Случается нередко, – писал он о русских в их отношениях с Европой, – что человек (очень умный даже) находится под влиянием другого, который для него то же, что безусловный наставник или непогрешимый учитель. Так человек на все смотрит глазами своего учителя, повторяет его мысли, даже выражения, повторяет с толком, объясняет их хорошо, но постоянно живет чужим умом. Такой человек не имеет самостоятельного взгляда на вещи, не имеет своего мнения…
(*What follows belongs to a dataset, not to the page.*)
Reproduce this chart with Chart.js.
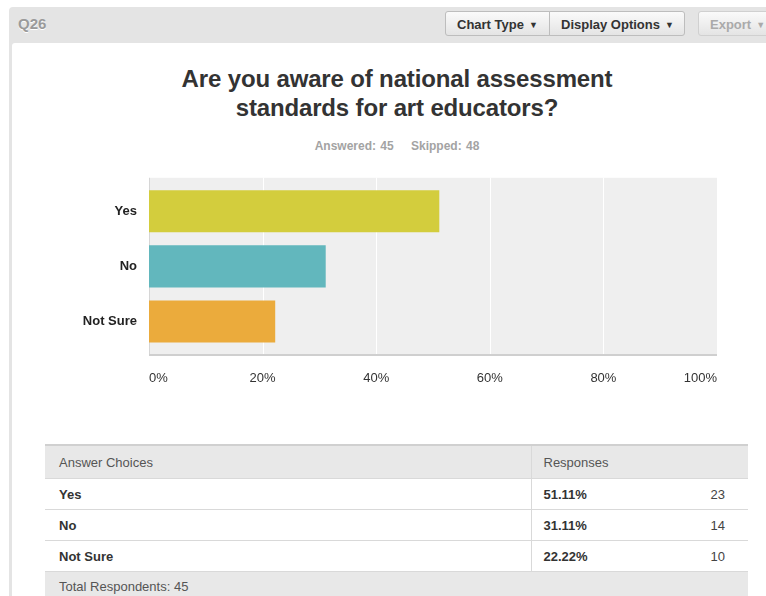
<!DOCTYPE html>
<html>
<head>
<meta charset="utf-8">
<script src="https://cdn.jsdelivr.net/npm/chart.js@4/dist/chart.umd.min.js"></script>
<style>
  html, body { margin: 0; padding: 0; background: #fff; }
  body { width: 766px; height: 596px; position: relative; overflow: hidden;
         font-family: "Liberation Sans", Arial, Helvetica, sans-serif; }
  #panel { position: absolute; left: 9px; top: 7px; width: 780px; height: 620px;
           background: #e4e4e4; border-top-left-radius: 4px; }
  #qnum { position: absolute; left: 18px; top: 15px; font-size: 15px; font-weight: bold;
          color: #9a9a9a; text-shadow: 0 1px 0 #fff; }
  .btn { position: absolute; top: 11px; height: 25px; line-height: 25px; box-sizing: border-box;
         border: 1px solid #bdbdbd; background: linear-gradient(#fafafa, #e4e4e4);
         font-size: 13px; font-weight: bold; color: #333; padding-left: 11px; }
  .btn .caret { font-size: 9px; margin-left: 5px; position: relative; top: -1px; }
  #card { position: absolute; left: 12px; top: 43px; width: 770px; height: 560px;
          background: #fff; border-top-left-radius: 3px; }
  #title { position: absolute; left: 12px; width: 770px; top: 64px; text-align: center;
           font-size: 24px; font-weight: bold; color: #333; line-height: 29px; letter-spacing: -0.15px; }
  #counts { position: absolute; left: 12px; width: 770px; top: 139px; text-align: center;
            font-size: 12px; font-weight: bold; color: #a3a3a3; word-spacing: 1px; }
  #chartBox { position: absolute; left: 12px; top: 164px; width: 754px; height: 236px; }
  table { position: absolute; left: 45px; top: 444px; width: 703px; border-collapse: collapse;
          table-layout: fixed; font-size: 13px; color: #333; }
  th, td { height: 30px; padding: 0 14px; text-align: left; border-bottom: 1px solid #d9d9d9; }
  th { background: #e8e8e8; font-weight: normal; color: #555; height: 32px;
       border-top: 2px solid #d0d0d0; }
  td { font-weight: bold; }
  .split { border-left: 1px solid #d9d9d9; padding-left: 12px; }
  td.num { font-weight: normal; text-align: right; padding-right: 23px; color: #444; }
  tr.foot td { background: #e8e8e8; font-weight: normal; color: #555; height: 28px; border-bottom: none; }
</style>
</head>
<body>
<div id="panel"></div>
<div id="qnum">Q26</div>
<div class="btn" style="left:445px; width:105px; border-radius:3px 0 0 3px;">Chart Type<span class="caret">&#9660;</span></div>
<div class="btn" style="left:549px; width:136px; border-radius:0 3px 3px 0;">Display Options<span class="caret">&#9660;</span></div>
<div class="btn" style="left:698px; width:90px; border-radius:3px; color:#aaa; border-color:#d0d0d0;">Export<span class="caret">&#9660;</span></div>
<div id="card"></div>
<div id="title">Are you aware of national assessment<br>standards for art educators?</div>
<div id="counts"></div>
<div id="chartBox"><canvas id="chart"></canvas></div>
<table id="answers">
  <colgroup><col style="width:486px"><col style="width:140px"><col></colgroup>
</table>

<script>
const categories = ["Yes", "No", "Not Sure"];
const percents = [51.11, 31.11, 22.22];
const responses = [23, 14, 10];
const barColors = ["#d3cd3d", "#62b7bd", "#ebab3c"];
const xTicks = [0, 20, 40, 60, 80, 100];
const answered = 45;
const skipped = 48;

document.getElementById("counts").innerHTML =
    "Answered: " + answered + "&nbsp;&nbsp;&nbsp; Skipped: " + skipped;

// answer table under the chart
let rows = '<tr><th>Answer Choices</th><th class="split" colspan="2">Responses</th></tr>';
categories.forEach((c, i) => {
    rows += "<tr><td>" + c + '</td><td class="split">' + percents[i].toFixed(2) + '%</td><td class="num">' + responses[i] + "</td></tr>";
});
rows += '<tr class="foot"><td colspan="3">Total Respondents: ' + answered + "</td></tr>";
document.getElementById("answers").insertAdjacentHTML("beforeend", rows);

// grey plot background, white gridlines and axis lines, drawn a bit past the bars
const plotBg = {
    id: "plotBg",
    beforeDatasetsDraw(chart) {
        const { ctx, chartArea: a, scales } = chart;
        const top = a.top - 6, bottom = a.bottom + 6;
        ctx.save();
        ctx.fillStyle = "#efefef";
        ctx.fillRect(a.left, top, a.right - a.left, bottom - top);
        ctx.strokeStyle = "#ffffff";
        ctx.lineWidth = 1;
        xTicks.slice(1, -1).forEach(v => {
            const x = Math.round(scales.x.getPixelForValue(v)) + 0.5;
            ctx.beginPath();
            ctx.moveTo(x, top);
            ctx.lineTo(x, bottom);
            ctx.stroke();
        });
        ctx.strokeStyle = "#d6d6d6";
        ctx.beginPath();
        ctx.moveTo(a.left + 0.5, top);
        ctx.lineTo(a.left + 0.5, bottom);
        ctx.stroke();
        ctx.strokeStyle = "#cfcfcf";
        ctx.lineWidth = 2;
        ctx.beginPath();
        ctx.moveTo(a.left, bottom);
        ctx.lineTo(a.right, bottom);
        ctx.stroke();
        ctx.restore();
    }
};

new Chart(document.getElementById("chart"), {
    type: "bar",
    data: {
        labels: categories,
        datasets: [{
            data: percents,
            backgroundColor: barColors,
            barPercentage: 0.764,
            categoryPercentage: 1
        }]
    },
    options: {
        indexAxis: "y",
        responsive: true,
        maintainAspectRatio: false,
        animation: false,
        layout: { padding: { top: 8, right: 49, bottom: 0, left: 0 } },
        plugins: {
            legend: { display: false },
            tooltip: { enabled: false }
        },
        scales: {
            x: {
                min: 0,
                max: 100,
                afterBuildTicks(scale) {
                    scale.ticks = xTicks.map(v => ({ value: v }));
                },
                afterFit(scale) { scale.height = 51; },
                grid: { display: false, drawTicks: false },
                border: { display: false },
                ticks: {
                    align: "inner",
                    padding: 22,
                    color: "#333",
                    font: { family: "Liberation Sans, Arial", size: 13 },
                    callback: v => v + "%"
                }
            },
            y: {
                afterFit(scale) { scale.width = 137; },
                grid: { display: false, drawTicks: false },
                border: { display: false },
                ticks: {
                    padding: 12,
                    color: "#222",
                    font: { family: "Liberation Sans, Arial", size: 13, weight: "bold" }
                }
            }
        }
    },
    plugins: [plotBg]
});
</script>
</body>
</html>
Такой консервативный критик, как Страхов, даже объяснял аморфность русского характера тем, что

мы не можем рассмотреть, состоятельны мы или нет. Может быть, мы вполне состоятельны в духовном отношении; русскому человеку хочется в это верить; даже, в сущности, он не может этому не верить, если не желает лишиться всякой опоры для своей мысли и деятельности. Но вполне достоверно то, что мы не сознаем этой состоятельности и, если она есть, не умеем ни видеть ее ясно и отчетливо, ни выражать ее определенно и твердо.

Иными словами, может быть, мы и обладаем известной определенностью, но просто не в состоянии ее различить. Наше зрение не воспринимает той дифференцированности, которой мы, возможно, наделены, сами о ней не подозревая.

Упомяну еще одну важную работу на эту тему – известное эссе Ивана Киреевского «Девятнадцатый век». Киреевский начинает его с общей характеристики Европы, которая предстает его взгляду как предельно стратифицированная и дифференцированная картина. Каждая эпоха тут оставила отпечаток на людях, так что «каждый будет иметь свою особенную физиономию, каждый будет отличаться от всех других во всех возможных обстоятельствах жизни – одним словом, каждый явится пред вами отпечатком особого века». Эта определенность объясняется Киреевским наличием одного фактора, которого лишена русская история, а именно влиянием классического – греческого и римского – наследия. Христианство, распространяясь в Европе, повсеместно вступало в борьбу с языческим культурным, политическим и юридическим наследием. «На остатки древнего мира христианство действовало как противоположное ему, обновляющее, преобразующее начало, которое разрушает, для того чтобы создать новое».